The older I get and the more movies I’ve seen, the more I equate movie viewing experiences with the same feeling I have while watching fireworks. Wow Boom Bang Gone. Obscene special effects, poor writing, endless rehashes of a great idea someone had 20 or more years ago; it seems these modern movie qualities are all part of some intellectual filter Hollywood pushes it’s creativity through these days. Then wonderfully and inexplicably sometimes you have moments when you’ve felt like you’ve just seen a work on film that allows you to trust your eyes again. Sometimes, your brain notices something behind the bright and shiny things up there on the big screen. Something between the frames. The syntax. Every once in a while, something beautiful happens to film – Werner Herzog.
Amy and I had the pleasure of seeing Herzog’s latest masterpiece last friday on it’s opening night here in Portsmouth. In Cave of Forgotten Dreams, Herzog does humanity and the arts a favor by going to Southern France and documenting the oldest known cave paintings in the world on film for everyone to see and enjoy for ages to come. It’s an excellent work that not only documents this prehistoric achievement of mankind, but also does so in painstaking detail. As most of Herzog’s docu-style work, he mixes unmeasurble amounts of subjectivity and objectivity to create something unique and timeless that will leave you pondering what you’ve seen for hours or even days.

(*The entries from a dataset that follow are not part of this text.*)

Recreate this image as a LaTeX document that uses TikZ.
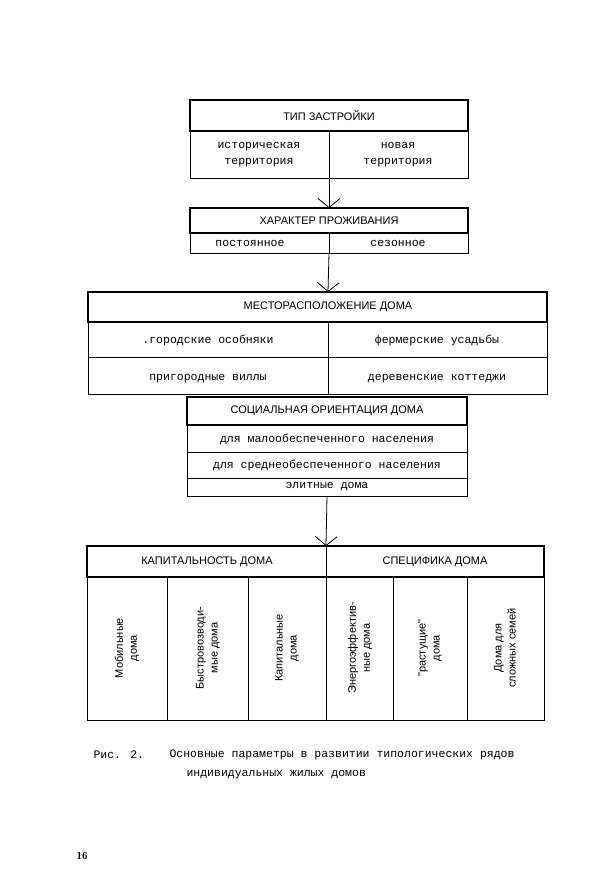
\documentclass[tikz,border=0pt]{standalone}
\usepackage{fontspec}
\setmainfont{Liberation Mono}
\newfontfamily\hdf{Liberation Sans}
\usetikzlibrary{arrows.meta}
\begin{document}
\begin{tikzpicture}[x=1pt,y=-1pt,
  thick box/.style={line width=1.6pt},
  thin/.style={line width=0.8pt},
  hd/.style={font=\hdf\fontsize{11}{12}\selectfont},
  tx/.style={font=\fontsize{11.5}{16}\selectfont, align=center},
  vt/.style={font=\hdf\fontsize{11}{14}\selectfont, align=center, rotate=90},
  arr/.style={line width=0.8pt,-{Straight Barb[length=9pt,width=22pt,line width=0.8pt]}}]
\useasboundingbox (0,0) rectangle (600,870);
% box 1
\draw[thin] (190,131) rectangle (468,178);
\draw[thin] (329,131) -- (329,178);
\draw[thick box] (190,100) rectangle (468,131);
\node[hd] (h1) at (329,116) {ТИП ЗАСТРОЙКИ};
\node[tx] (a1) at (259,155) {историческая\\территория};
\node[tx] (a2) at (398,155) {новая\\территория};
\coordinate (o1) at (329,178);
% box 2
\draw[thin] (190,233) rectangle (468,253);
\draw[thin] (329,233) -- (329,253);
\draw[thick box] (190,208) rectangle (468,233);
\node[hd] (h2) at (329,221) {ХАРАКТЕР ПРОЖИВАНИЯ};
\node[tx] (b1) at (250,243) {постоянное};
\node[tx] (b2) at (398,243) {сезонное};
\coordinate (i2) at (329,208);
\coordinate (o2) at (329,253);
% box 3
\draw[thin] (88,322) rectangle (547,394);
\draw[thin] (88,357) -- (547,357);
\draw[thin] (328,322) -- (328,394);
\draw[thick box] (88,292) rectangle (547,322);
\node[hd] (h3) at (328,307) {МЕСТОРАСПОЛОЖЕНИЕ ДОМА};
\node[tx] (c1) at (208,340) {.городские особняки};
\node[tx] (c2) at (437,340) {фермерские усадьбы};
\node[tx] (c3) at (208,379) {пригородные виллы};
\node[tx] (c4) at (437,379) {деревенские коттеджи};
\coordinate (i3) at (328,292);
% box 4
\draw[thin] (187,425) rectangle (467,496);
\draw[thin] (187,452) -- (467,452);
\draw[thin] (187,478) -- (467,478);
\draw[thick box] (187,397) rectangle (467,425);
\node[hd] (h4) at (327,411) {СОЦИАЛЬНАЯ ОРИЕНТАЦИЯ ДОМА};
\node[tx] (d1) at (327,439) {для малообеспеченного населения};
\node[tx] (d2) at (327,465) {для среднеобеспеченного населения};
\node[tx] (d3) at (327,487) {элитные дома};
\coordinate (o4) at (327,496);
% box 5
\draw[thin] (87,577) rectangle (544,720);
\foreach \x in {167,248,326,393,467} \draw[thin] (\x,577) -- (\x,720);
\draw[thick box] (87,546) rectangle (544,577);
\draw[thin] (326,546) -- (326,577);
\node[hd] (h5a) at (207,562) {КАПИТАЛЬНОСТЬ ДОМА};
\node[hd] (h5b) at (435,562) {СПЕЦИФИКА ДОМА};
\coordinate (i5) at (326,546);
\node[vt] (e1) at (127,648) {Мобильные\\дома};
\node[vt] (e2) at (208,648) {Быстровозводи-\\мые дома};
\node[vt] (e3) at (287,648) {Капитальные\\дома};
\node[vt] (e4) at (360,648) {Энергоэффектив-\\ные дома};
\node[vt] (e5) at (430,648) {"растущие"\\дома};
\node[vt] (e6) at (505,648) {Дома для\\сложных семей};
% arrows
\draw[arr] (o1) -- (i2);
\draw[arr] (o2) -- (i3);
\draw[arr] (o4) -- (i5);
% caption
\node[anchor=west, font=\fontsize{11.5}{14}\selectfont] (cap1) at (90,755) {Рис. 2.};
\node[anchor=west, font=\fontsize{11.5}{14}\selectfont] (cap2) at (166,755) {Основные параметры в развитии типологических рядов};
\node[anchor=west, font=\fontsize{11.5}{14}\selectfont] (cap3) at (183,775) {индивидуальных жилых домов};
\node[anchor=west, font=\fontfamily{lmr}\fontsize{11}{12}\selectfont\bfseries] (pg) at (73,856) {16};
\end{tikzpicture}
\end{document}
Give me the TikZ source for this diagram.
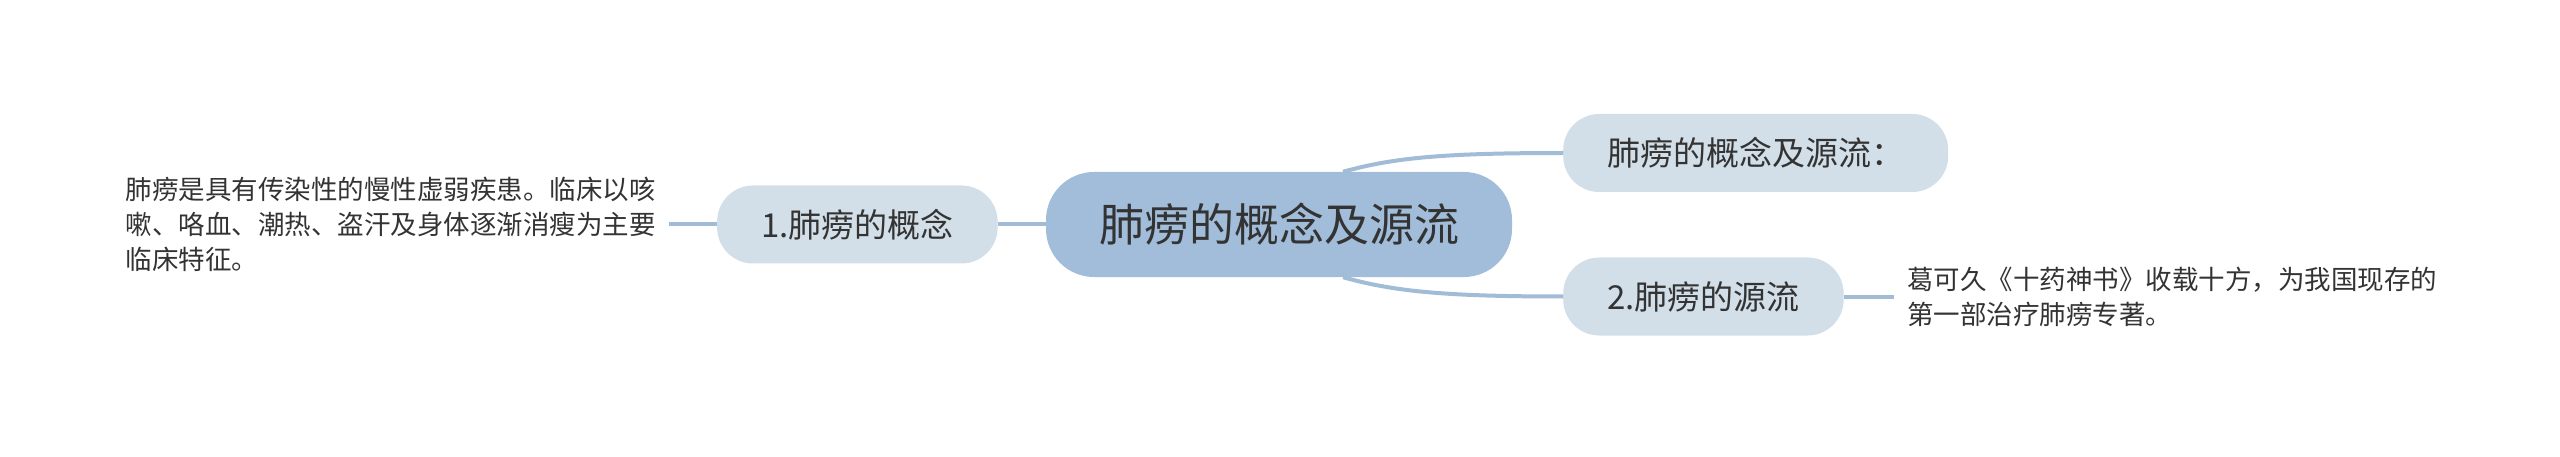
\documentclass[tikz,border=0pt]{standalone}
\usepackage{fontspec}
\setmainfont{Noto Sans CJK SC}
\usepackage{xcolor}
\usepackage{tikz}
\usetikzlibrary{positioning}
\definecolor{rootblue}{HTML}{A1BDD9}
\definecolor{topicblue}{HTML}{D3DFE8}
\definecolor{linkblue}{HTML}{A1BCD6}
\definecolor{txtgray}{HTML}{333333}

\begin{document}
\begin{tikzpicture}[x=1pt, y=-1pt]
            %Block styles
            \tikzstyle{root} = [fill=rootblue, rounded corners=48pt, minimum height=105pt, inner xsep=53pt, text=txtgray, font=\fontsize{45}{54}\selectfont]
            \tikzstyle{topic} = [fill=topicblue, rounded corners=36pt, minimum height=78pt, inner xsep=44pt, text=txtgray, font=\fontsize{33}{39}\selectfont]
            \tikzstyle{note} = [align=left, inner xsep=13pt, inner ysep=0pt, text=txtgray, font=\fontsize{26.5}{35}\selectfont]
            \tikzstyle{link} = [draw=linkblue, line width=4pt]

            \useasboundingbox (0,0) rectangle (2560,457);

            %Nodes
            \node[root] at (1279,224.5) (root) {肺痨的概念及源流};
            \node[topic, left=48pt of root] (c1) {1.肺痨的概念};
            \node[topic, anchor=west] at (1563,153) (c0) {肺痨的概念及源流：};
            \node[topic, anchor=west] at (1563,296.5) (c2) {2.肺痨的源流};
            \node[note, left=48pt of c1] (n1) {肺痨是具有传染性的慢性虚弱疾患。临床以咳\\嗽、咯血、潮热、盗汗及身体逐渐消瘦为主要\\临床特征。};
            \node[note, right=50pt of c2] (n2) {葛可久《十药神书》收载十方，为我国现存的\\第一部治疗肺痨专著。};

            %Connectors
            \draw[link] (root.west) -- (c1.east);
            \draw[link] (c1.west) -- (n1.east);
            \draw[link] ([xshift=64pt]root.north) .. controls +(50,-14) and +(-120,0) .. (c0.west);
            \draw[link] ([xshift=64pt]root.south) .. controls +(50,14) and +(-120,0) .. (c2.west);
            \draw[link] (c2.east) -- (n2.west);
        \end{tikzpicture}
\end{document}
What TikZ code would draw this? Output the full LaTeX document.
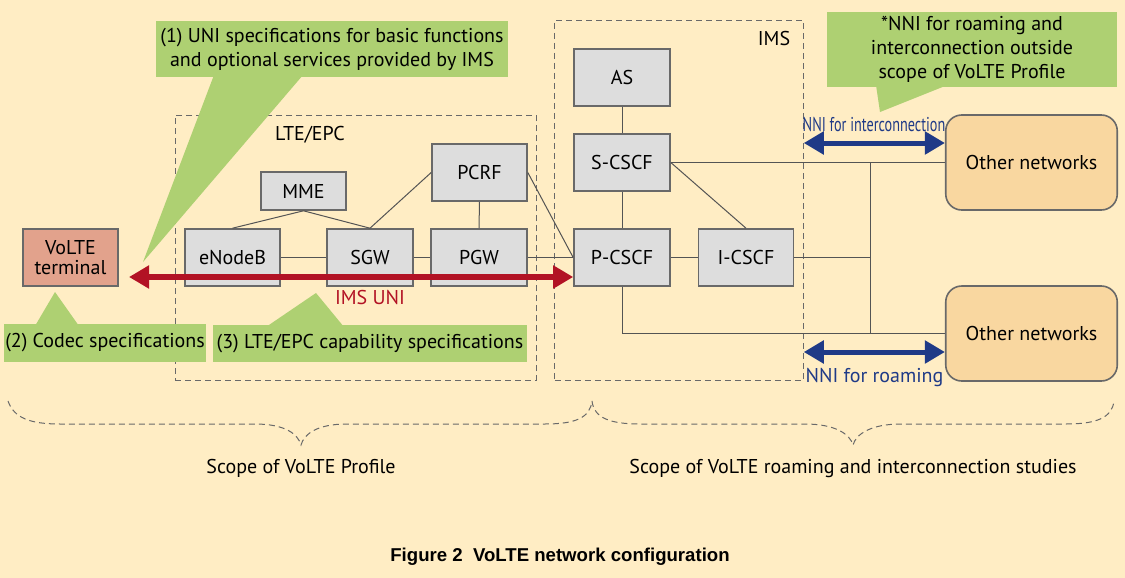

Hats off to the French authorities which, upon immediately realizing the value of such a national and worldly treasure, put the cave behind a locked steel door, but still somehow chose Herzog and his team as the professionals they would allow in to document these treasures on film. To me this shows that the French minister of culture has remarkable insight on the value of art and dissemination of it’s meanings for the greater public. At one point a archeologist is interviewed and tells a story about a journalist who while traveling with an Aborigine guide in Australia came upon some ancient cave paintings. Inexplicably the Aborigine began to touch up the paintings himself. Knowing that his guide was no artist, the journalist asked why he had the need to add to these ancient works of art. The guide’s response was that he wasn’t, but that the great spirit of the paintings was touching them up through his hand. I could not help but think of this story after the movie and how in a way this is what Herzog and his team was doing in the cave in France. By filming the cave paintings he was in essence “touching up” the works, giving them a new light and allowing them and all their mythology to be enjoyed by modern humans. This theme occurs again in the movie when they point out a beautiful animal in the cave that had yet another animal over-layed on top. The creature in front was painted over 2000 years after the original.
The film runs for about an hour and half and while I sat there and marveled the artistic achievements of our ancestors, I couldn’t help but question my own imagination and the lasting power it might have. I mean, I consider myself a pretty creative person, but will anything I create stand the test of time and compare with these paintings? Will anyone be around to “touch up” my works? The majority of things I create through code or audio recordings reside in the memory of a computer. Will computers even be relevant 30,000 years from now? My guess is probably not. Although I do find comfort in the fact that there’s a good chance the creativity and imaginations of humans in general will survive. These caves and this film shows proof of that.
Additional Info:
Chauvet Cave – Official web site from French Ministry of culture in French/English/Spanish.
Werner Herzog official site – Cave of Forgotten Dreams on Herzog’s official site. Don’t miss the excellent interview with Stephen Colbert here.
Cave of Forgotten Dreams – IFC films
Post Script
I would like to share an amazing piece of audio that Minneapolis’s own Paul Foster (fellow Herzog fan, writer, and film professional) made after being inspired by Herzog’s work.
I asked Paul if he could write us something about what inspired him to make this track:
“I wish Werner Herzog would record a complete reading of the King James Bible. I think that might just turn me back to God. The tone of Herzog’s voice, and the way he enunciates each word, is intoxicating. There’s an undeniable strength in the voice. A power to persuade. Like his films, Herzog’s interviews are infused with a vitality and the stories he tells about his life are related from a perspective that would seem unnatural if his voice weren’t simultaneously convincing you that it couldn’t be any other way.
It was on a 16-hour road trip from New Hampshire to North Carolina that I heard him being interviewed by Terry Gross on NPR. With a certain amount of amazement, he spoke of working with the often-deranged Klaus Kinski and it occurred to me that the tales from his own life were no less astonishing. This is, after all, the man who once told Henry Rollins that he had no interest in finding or prosecuting the man who shot him during a BBC interview because “this is not a serious bullet. It’s something very exhilarating for a man to be shot at with little success.”
I wanted a way to listen to parts of the NPR interview in another context and, in the spirit of what Herzog calls ‘ecstatic truth,’ I folded bits and pieces of Kinski’s life into Herzog’s to create a biography of the director that was, somehow, more true. Laying these clips onto a track from The Last Temptation of Christ seemed a logical choice.”